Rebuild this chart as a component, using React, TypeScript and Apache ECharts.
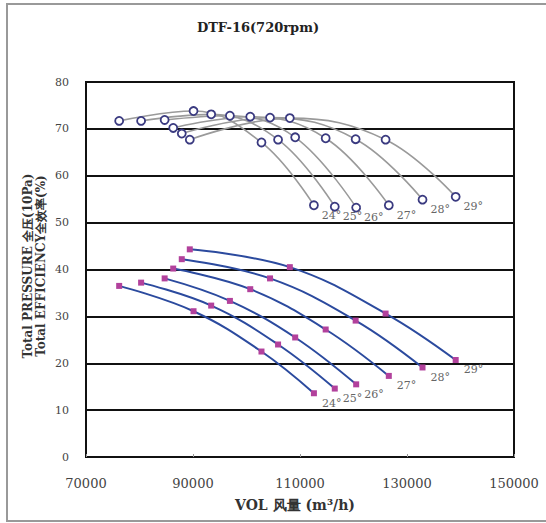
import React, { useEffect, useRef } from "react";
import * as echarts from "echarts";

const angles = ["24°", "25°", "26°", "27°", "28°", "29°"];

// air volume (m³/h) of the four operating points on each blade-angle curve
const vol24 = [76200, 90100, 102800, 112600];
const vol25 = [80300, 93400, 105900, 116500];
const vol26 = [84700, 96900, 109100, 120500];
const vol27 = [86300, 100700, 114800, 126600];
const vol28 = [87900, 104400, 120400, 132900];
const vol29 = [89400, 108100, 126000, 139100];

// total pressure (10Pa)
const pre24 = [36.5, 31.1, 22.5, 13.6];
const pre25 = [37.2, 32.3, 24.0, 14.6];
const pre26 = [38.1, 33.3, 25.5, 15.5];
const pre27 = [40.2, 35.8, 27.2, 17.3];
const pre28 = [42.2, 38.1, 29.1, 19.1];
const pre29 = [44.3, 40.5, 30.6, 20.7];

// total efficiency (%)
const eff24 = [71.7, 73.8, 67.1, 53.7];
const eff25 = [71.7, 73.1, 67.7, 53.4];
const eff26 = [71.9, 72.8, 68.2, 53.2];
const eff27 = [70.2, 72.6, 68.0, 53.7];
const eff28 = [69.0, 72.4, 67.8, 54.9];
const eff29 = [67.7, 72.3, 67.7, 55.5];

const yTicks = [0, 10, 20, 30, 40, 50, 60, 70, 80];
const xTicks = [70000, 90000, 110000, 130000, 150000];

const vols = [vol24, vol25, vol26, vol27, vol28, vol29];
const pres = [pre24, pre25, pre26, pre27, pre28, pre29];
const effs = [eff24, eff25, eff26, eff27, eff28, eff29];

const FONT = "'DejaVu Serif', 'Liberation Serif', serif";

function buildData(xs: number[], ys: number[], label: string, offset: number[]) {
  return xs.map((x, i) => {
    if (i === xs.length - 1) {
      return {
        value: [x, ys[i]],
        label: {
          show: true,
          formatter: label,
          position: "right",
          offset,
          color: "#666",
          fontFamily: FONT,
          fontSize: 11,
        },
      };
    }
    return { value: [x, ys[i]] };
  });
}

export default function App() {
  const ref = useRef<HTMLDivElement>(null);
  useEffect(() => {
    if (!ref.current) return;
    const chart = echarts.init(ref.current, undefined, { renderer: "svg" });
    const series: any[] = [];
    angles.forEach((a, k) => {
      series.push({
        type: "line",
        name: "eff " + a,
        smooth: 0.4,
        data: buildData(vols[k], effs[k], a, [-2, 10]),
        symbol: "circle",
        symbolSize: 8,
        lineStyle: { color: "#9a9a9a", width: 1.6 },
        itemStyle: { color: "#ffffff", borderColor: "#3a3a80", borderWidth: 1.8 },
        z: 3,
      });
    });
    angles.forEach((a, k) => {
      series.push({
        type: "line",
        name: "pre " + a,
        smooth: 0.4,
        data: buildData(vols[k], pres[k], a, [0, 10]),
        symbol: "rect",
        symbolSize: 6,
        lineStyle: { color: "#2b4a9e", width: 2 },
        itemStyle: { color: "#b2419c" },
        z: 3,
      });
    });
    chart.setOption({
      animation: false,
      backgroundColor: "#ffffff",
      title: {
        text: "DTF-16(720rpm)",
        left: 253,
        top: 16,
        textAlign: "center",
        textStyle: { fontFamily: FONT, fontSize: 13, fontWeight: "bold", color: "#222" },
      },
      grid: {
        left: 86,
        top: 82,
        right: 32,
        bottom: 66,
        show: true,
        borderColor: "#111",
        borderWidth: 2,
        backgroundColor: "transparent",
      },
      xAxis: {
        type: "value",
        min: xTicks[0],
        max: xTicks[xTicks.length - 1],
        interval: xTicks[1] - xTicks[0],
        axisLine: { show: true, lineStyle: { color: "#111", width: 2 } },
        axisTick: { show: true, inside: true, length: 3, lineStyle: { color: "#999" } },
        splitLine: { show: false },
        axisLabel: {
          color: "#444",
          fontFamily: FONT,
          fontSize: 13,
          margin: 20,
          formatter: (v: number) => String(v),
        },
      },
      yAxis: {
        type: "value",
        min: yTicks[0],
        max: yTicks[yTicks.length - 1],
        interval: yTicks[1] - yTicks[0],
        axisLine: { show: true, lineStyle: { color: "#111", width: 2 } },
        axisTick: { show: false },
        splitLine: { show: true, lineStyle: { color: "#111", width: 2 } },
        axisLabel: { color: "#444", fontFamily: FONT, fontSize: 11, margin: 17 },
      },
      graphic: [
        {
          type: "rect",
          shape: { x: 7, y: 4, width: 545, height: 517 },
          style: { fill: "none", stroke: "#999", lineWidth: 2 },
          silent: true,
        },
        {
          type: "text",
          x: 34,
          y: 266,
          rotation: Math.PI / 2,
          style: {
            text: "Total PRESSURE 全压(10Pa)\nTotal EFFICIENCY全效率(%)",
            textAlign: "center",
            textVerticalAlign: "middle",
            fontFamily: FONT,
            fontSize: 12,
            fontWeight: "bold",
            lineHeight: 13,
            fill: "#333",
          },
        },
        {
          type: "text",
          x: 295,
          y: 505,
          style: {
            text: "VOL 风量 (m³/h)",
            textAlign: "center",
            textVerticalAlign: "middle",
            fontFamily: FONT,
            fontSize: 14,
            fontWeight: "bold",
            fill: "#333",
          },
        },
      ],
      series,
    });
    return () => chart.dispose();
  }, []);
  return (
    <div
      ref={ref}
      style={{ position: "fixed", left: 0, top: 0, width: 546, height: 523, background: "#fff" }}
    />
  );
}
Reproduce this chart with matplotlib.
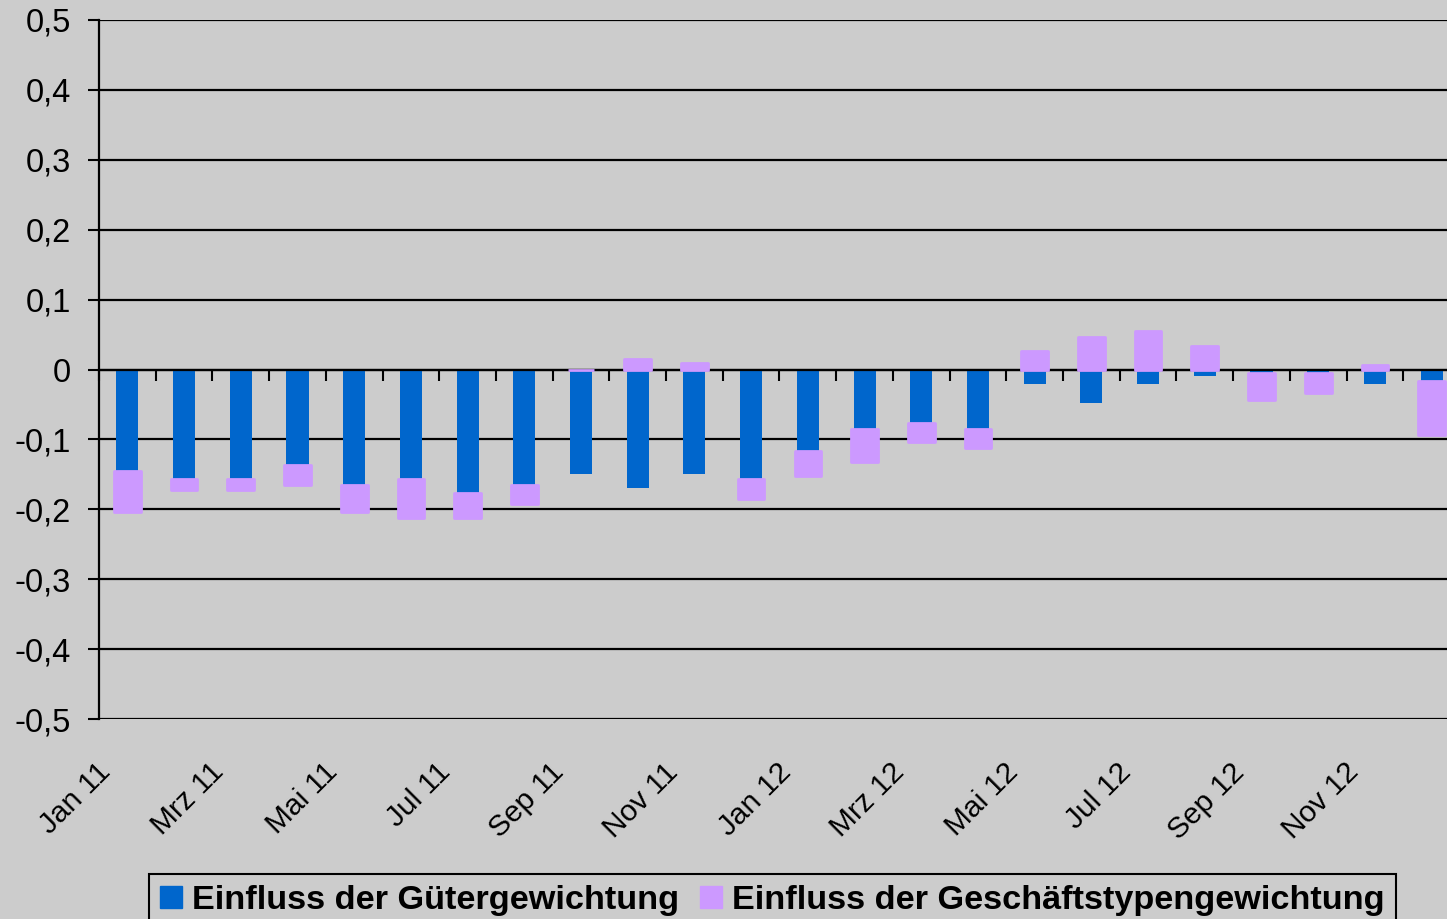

-=-=-

▶ **What is being asked**
Copy out the whole listing exactly, and don't carry over any pictures.

▶ **Worked solution**
Rebuild this chart as a component, using React, TypeScript and Apache ECharts.
import React, { useEffect, useRef } from "react";
import * as echarts from "echarts";

const angles = ["24°", "25°", "26°", "27°", "28°", "29°"];

// air volume (m³/h) of the four operating points on each blade-angle curve
const vol24 = [76200, 90100, 102800, 112600];
const vol25 = [80300, 93400, 105900, 116500];
const vol26 = [84700, 96900, 109100, 120500];
const vol27 = [86300, 100700, 114800, 126600];
const vol28 = [87900, 104400, 120400, 132900];
const vol29 = [89400, 108100, 126000, 139100];

// total pressure (10Pa)
const pre24 = [36.5, 31.1, 22.5, 13.6];
const pre25 = [37.2, 32.3, 24.0, 14.6];
const pre26 = [38.1, 33.3, 25.5, 15.5];
const pre27 = [40.2, 35.8, 27.2, 17.3];
const pre28 = [42.2, 38.1, 29.1, 19.1];
const pre29 = [44.3, 40.5, 30.6, 20.7];

// total efficiency (%)
const eff24 = [71.7, 73.8, 67.1, 53.7];
const eff25 = [71.7, 73.1, 67.7, 53.4];
const eff26 = [71.9, 72.8, 68.2, 53.2];
const eff27 = [70.2, 72.6, 68.0, 53.7];
const eff28 = [69.0, 72.4, 67.8, 54.9];
const eff29 = [67.7, 72.3, 67.7, 55.5];

const yTicks = [0, 10, 20, 30, 40, 50, 60, 70, 80];
const xTicks = [70000, 90000, 110000, 130000, 150000];

const vols = [vol24, vol25, vol26, vol27, vol28, vol29];
const pres = [pre24, pre25, pre26, pre27, pre28, pre29];
const effs = [eff24, eff25, eff26, eff27, eff28, eff29];

const FONT = "'DejaVu Serif', 'Liberation Serif', serif";

function buildData(xs: number[], ys: number[], label: string, offset: number[]) {
  return xs.map((x, i) => {
    if (i === xs.length - 1) {
      return {
        value: [x, ys[i]],
        label: {
          show: true,
          formatter: label,
          position: "right",
          offset,
          color: "#666",
          fontFamily: FONT,
          fontSize: 11,
        },
      };
    }
    return { value: [x, ys[i]] };
  });
}

export default function App() {
  const ref = useRef<HTMLDivElement>(null);
  useEffect(() => {
    if (!ref.current) return;
    const chart = echarts.init(ref.current, undefined, { renderer: "svg" });
    const series: any[] = [];
    angles.forEach((a, k) => {
      series.push({
        type: "line",
        name: "eff " + a,
        smooth: 0.4,
        data: buildData(vols[k], effs[k], a, [-2, 10]),
        symbol: "circle",
        symbolSize: 8,
        lineStyle: { color: "#9a9a9a", width: 1.6 },
        itemStyle: { color: "#ffffff", borderColor: "#3a3a80", borderWidth: 1.8 },
        z: 3,
      });
    });
    angles.forEach((a, k) => {
      series.push({
        type: "line",
        name: "pre " + a,
        smooth: 0.4,
        data: buildData(vols[k], pres[k], a, [0, 10]),
        symbol: "rect",
        symbolSize: 6,
        lineStyle: { color: "#2b4a9e", width: 2 },
        itemStyle: { color: "#b2419c" },
        z: 3,
      });
    });
    chart.setOption({
      animation: false,
      backgroundColor: "#ffffff",
      title: {
        text: "DTF-16(720rpm)",
        left: 253,
        top: 16,
        textAlign: "center",
        textStyle: { fontFamily: FONT, fontSize: 13, fontWeight: "bold", color: "#222" },
      },
      grid: {
        left: 86,
        top: 82,
        right: 32,
        bottom: 66,
        show: true,
        borderColor: "#111",
        borderWidth: 2,
        backgroundColor: "transparent",
      },
      xAxis: {
        type: "value",
        min: xTicks[0],
        max: xTicks[xTicks.length - 1],
        interval: xTicks[1] - xTicks[0],
        axisLine: { show: true, lineStyle: { color: "#111", width: 2 } },
        axisTick: { show: true, inside: true, length: 3, lineStyle: { color: "#999" } },
        splitLine: { show: false },
        axisLabel: {
          color: "#444",
          fontFamily: FONT,
          fontSize: 13,
          margin: 20,
          formatter: (v: number) => String(v),
        },
      },
      yAxis: {
        type: "value",
        min: yTicks[0],
        max: yTicks[yTicks.length - 1],
        interval: yTicks[1] - yTicks[0],
        axisLine: { show: true, lineStyle: { color: "#111", width: 2 } },
        axisTick: { show: false },
        splitLine: { show: true, lineStyle: { color: "#111", width: 2 } },
        axisLabel: { color: "#444", fontFamily: FONT, fontSize: 11, margin: 17 },
      },
      graphic: [
        {
          type: "rect",
          shape: { x: 7, y: 4, width: 545, height: 517 },
          style: { fill: "none", stroke: "#999", lineWidth: 2 },
          silent: true,
        },
        {
          type: "text",
          x: 34,
          y: 266,
          rotation: Math.PI / 2,
          style: {
            text: "Total PRESSURE 全压(10Pa)\nTotal EFFICIENCY全效率(%)",
            textAlign: "center",
            textVerticalAlign: "middle",
            fontFamily: FONT,
            fontSize: 12,
            fontWeight: "bold",
            lineHeight: 13,
            fill: "#333",
          },
        },
        {
          type: "text",
          x: 295,
          y: 505,
          style: {
            text: "VOL 风量 (m³/h)",
            textAlign: "center",
            textVerticalAlign: "middle",
            fontFamily: FONT,
            fontSize: 14,
            fontWeight: "bold",
            fill: "#333",
          },
        },
      ],
      series,
    });
    return () => chart.dispose();
  }, []);
  return (
    <div
      ref={ref}
      style={{ position: "fixed", left: 0, top: 0, width: 546, height: 523, background: "#fff" }}
    />
  );
}
Reproduce this chart with matplotlib.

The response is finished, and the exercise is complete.